[MD] in defence of the "relative"
X Acto
xacto at rocketmail.com
Tue Nov 24 07:30:36 PST 2009
Hey Matt,
Matt:
You said about Pirsig and the stove and, if I read you right,
causality: "It does seem as if Pirsig is heading in that
direction when invoking the 'more empirical' meaning in
relation to it." And then about the world taking on the
shape it does because of the shape of our minds: "You are
quite right about that, which really has me questioning the
validity of Pirsigs empirical notions of dynamic quality in
relation to immediate experience."
I'm not entirely clear about the particular struggles here,
but I can tell you that I have _never_ been comfortable
with Pirsig's "more empirical" claim. If everything is
experience, what could it possibly mean for something to be
"more empirical"? How can we drive a metaphysical wedge
between the experience of low quality associated with the
hot stove and the hot stove itself (a distinction you need in
order to say the former is "more empirical") when the "hot
stove itself" is nothing more or less than a set of static
patterns of quality, meaning that "the experience of low
quality" is not _associated_ with the stove, but rather _is
the stove itself_. Right?
I've never been happy with any explanation given of what
Pirsig means in that passage.
Ron:
You said a mouthful, just what kind of meaning is Pirsig crafting?

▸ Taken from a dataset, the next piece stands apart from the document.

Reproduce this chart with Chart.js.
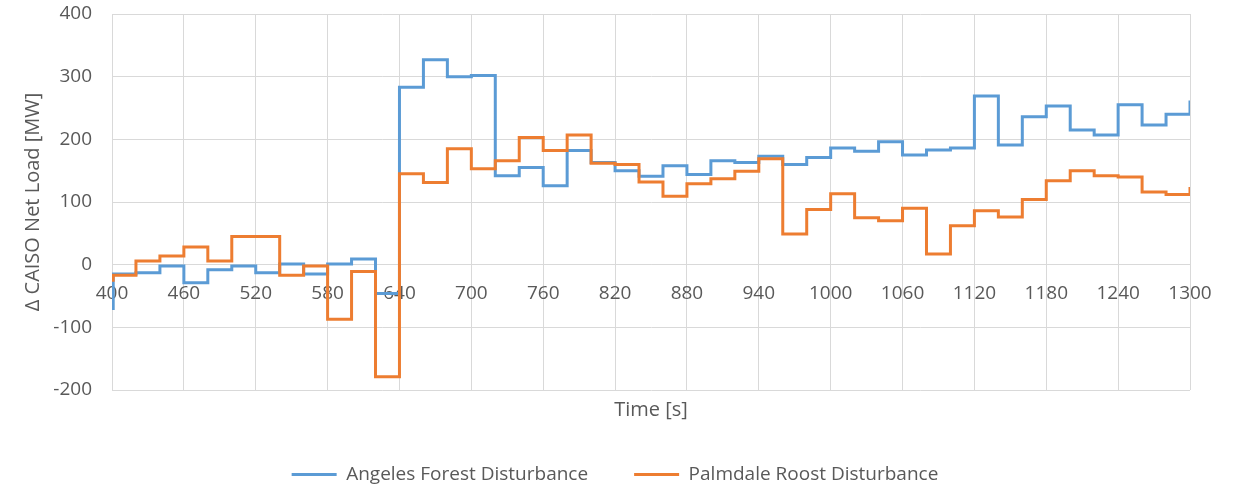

It seems as if he's after the kind of Pragmatic correspondance
as Aristotle was, that of the primary first principles of the senses
and their meanings with the reduction of assumptions. Long and
short, a restatement of book Alpha. Which, arguably needed
restatement.
The art of measurement was the focal point, the link from Plato's
Protagoras to Aristotles work on first philosophy. As with all measurement
the most important art is the craft of points of beginning, of first
principles of the measurement of the senses for there is where
meaning, if there is any at all, resides as the beginning of explaination.